«Ständig wurden Häuser von Raketen getroffen. Es war gefährlich, nach draussen zu gehen. Wir blieben wochenlang im Haus, häufig ohne Strom und Wasser.
Die Nahrungsmittel gingen uns aus. Nur dank der Hilfe unserer Nachbarn haben wir überlebt.» Yana, 60, erinnert sich an die ersten Wochen des Konflikts in der Ostukraine vor viereinhalb Jahren.
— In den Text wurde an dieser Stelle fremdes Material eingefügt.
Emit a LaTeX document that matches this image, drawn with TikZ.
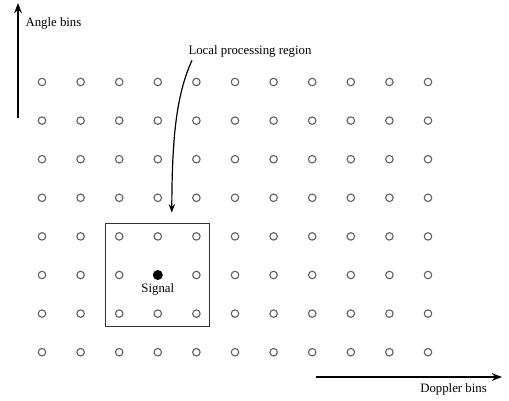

Sie lebt in einer ehemaligen Industriestadt, die zwischen die Fronten des Krieges geraten ist.
Die Möbel in ihrem Haus sind abgenutzt, die Wände und Zimmerdecken stark renovationsbedürftig. In einem winzigen Schlafzimmer liegt Yanas Mann, der seit einer Wirbelsäulenverletzung bettlägerig ist. Auf dem Bett hat er Fotos ausgebreitet, die ihn und seine Frau zeigen, als sie noch jung und gesund waren. Yana sitzt neben ihrem Mann, er hält liebevoll ihre Hand und sagt: «Sie ist die Liebe meines Lebens.»
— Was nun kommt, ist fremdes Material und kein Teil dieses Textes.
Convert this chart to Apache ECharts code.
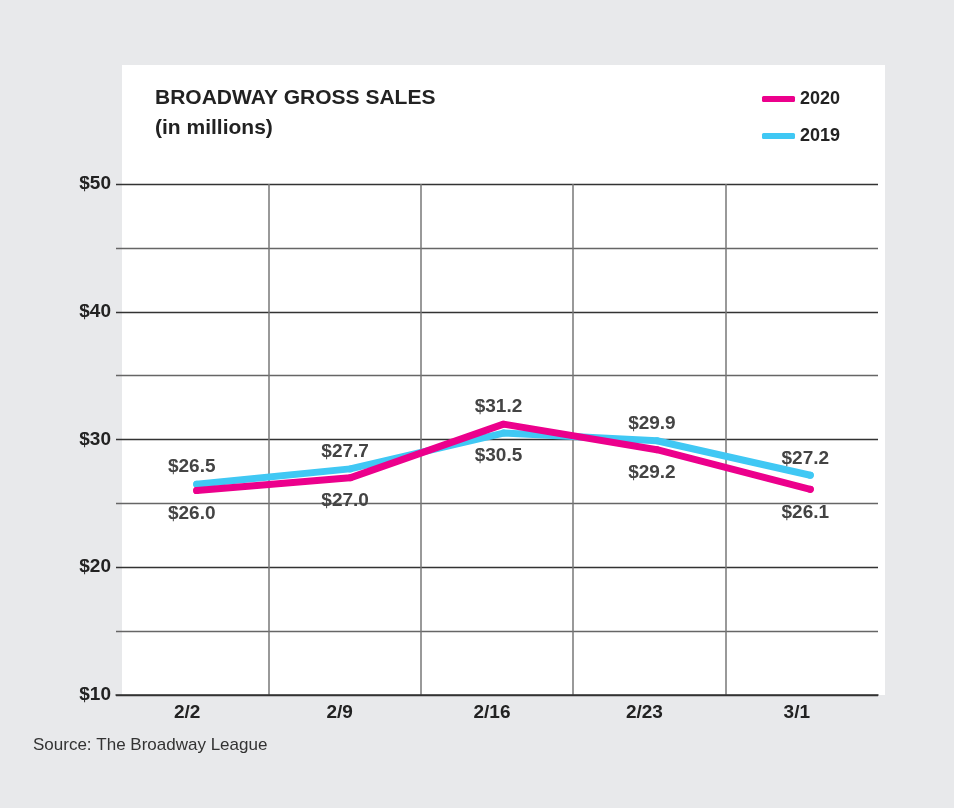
<!DOCTYPE html>
<html>
<head>
<meta charset="utf-8">
<script src="https://cdn.jsdelivr.net/npm/echarts@6/dist/echarts.min.js"></script>
<style>
html,body{margin:0;padding:0;background:#e8e9eb;}
#chart{width:954px;height:808px;}
</style>
</head>
<body>
<div id="chart"></div>
<script>
const categories = ['2/2', '2/9', '2/16', '2/23', '3/1'];
const sales2020 = [26.0, 27.0, 31.2, 29.2, 26.1];
const sales2019 = [26.5, 27.7, 30.5, 29.9, 27.2];
const yMin = 10, yMax = 50, yStep = 5;
const seriesNames = ['2020', '2019'];

const FONT = '"Liberation Sans", Arial, sans-serif';
const PINK = '#ec008c';
const CYAN = '#40c8f4';

function buildData(vals, others) {
  return vals.map((v, i) => {
    const above = v >= others[i];
    return {
      value: v,
      label: above ? { position: 'top', distance: 4 } : { position: 'bottom', distance: 10 }
    };
  });
}

const chart = echarts.init(document.getElementById('chart'));
const labelStyle = {
  show: true,
  formatter: p => '$' + p.value.toFixed(1),
  fontFamily: FONT, fontWeight: 'bold', fontSize: 19, color: '#444',
  offset: [-5, 0]
};

const option = {
  backgroundColor: '#e8e9eb',
  animation: false,
  graphic: [
    { type: 'rect', z: -10, shape: { x: 122, y: 65, width: 763, height: 630 }, style: { fill: '#ffffff' } },
    { type: 'text', left: 33, top: 737, style: { text: 'Source: The Broadway League', font: '17px ' + FONT, fill: '#333' } }
  ],
  title: {
    text: 'BROADWAY GROSS SALES\n(in millions)',
    left: 150, top: 78,
    textStyle: { fontFamily: FONT, fontWeight: 'bold', fontSize: 21, color: '#222', lineHeight: 30 }
  },
  legend: {
    data: seriesNames,
    orient: 'vertical',
    left: 762, top: 90, padding: 0,
    itemWidth: 33, itemHeight: 6, itemGap: 19,
    icon: 'roundRect',
    textStyle: { fontFamily: FONT, fontWeight: 'bold', fontSize: 18, color: '#222' }
  },
  grid: [
    { left: 116, right: 76, top: 184, bottom: 113 },
    { left: 120, right: 67, top: 184, bottom: 113 }
  ],
  xAxis: [
    {
      type: 'category', gridIndex: 0, data: categories, boundaryGap: true,
      axisLine: { lineStyle: { color: '#333', width: 1.5 } },
      axisTick: { show: false },
      axisLabel: { fontFamily: FONT, fontWeight: 'bold', fontSize: 19, color: '#222', margin: 8, padding: [0, 10, 0, 0] },
      splitLine: { show: true, lineStyle: { color: ['rgba(0,0,0,0)', '#777', '#777', '#777', '#777', 'rgba(0,0,0,0)'], width: 1.5 } }
    },
    {
      type: 'category', gridIndex: 1, data: categories, boundaryGap: true, show: false
    }
  ],
  yAxis: [
    {
      type: 'value', gridIndex: 0, min: yMin, max: yMax, interval: yStep,
      axisLine: { show: false }, axisTick: { show: false },
      axisLabel: {
        fontFamily: FONT, fontWeight: 'bold', fontSize: 19, color: '#222', margin: 5,
        formatter: v => (v % 10 === 0 ? '$' + v : '')
      },
      splitLine: { show: true, lineStyle: { color: ['#333', '#666'], width: 1.3 } }
    },
    { type: 'value', gridIndex: 1, min: yMin, max: yMax, show: false }
  ],
  series: [
    {
      name: '2019', type: 'line', xAxisIndex: 1, yAxisIndex: 1,
      data: buildData(sales2019, sales2020),
      color: CYAN, symbol: 'circle', symbolSize: 7,
      lineStyle: { width: 7, color: CYAN, join: 'round', cap: 'round' },
      label: labelStyle, z: 3
    },
    {
      name: '2020', type: 'line', xAxisIndex: 1, yAxisIndex: 1,
      data: buildData(sales2020, sales2019),
      color: PINK, symbol: 'circle', symbolSize: 7,
      lineStyle: { width: 7, color: PINK, join: 'round', cap: 'round' },
      label: labelStyle, z: 4
    }
  ]
};
chart.setOption(option);
</script>
</body>
</html>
Die zwei Enkel, Danylo und Maksym, leben jetzt ebenfalls bei ihnen. «Vor dem Krieg haben sich die Eltern der beiden scheiden lassen», erläutert Yana. «Ihr Vater ist ins Ausland gegangen, und ihre Mutter ist mit ihnen in eine andere Stadt gezogen und hat wieder geheiratet. Dann begann der Krieg und wir wurden von ihnen getrennt, weil sie in der besetzten Zone lebten.»
Yana fängt an zu weinen und ihr Enkel Maksym sagt wieder und wieder: «Weine doch nicht, Omi, jetzt ist ja alles wieder gut.» Yana fährt fort: «Kurz danach wurde bei ihrer Mutter Leukämie festgestellt. Sie starb nur wenige Monate später. Der Stiefvater der Jungs hat sie schlecht behandelt, und wir haben uns so viele Sorgen um sie gemacht. Ich musste einfach etwas tun.»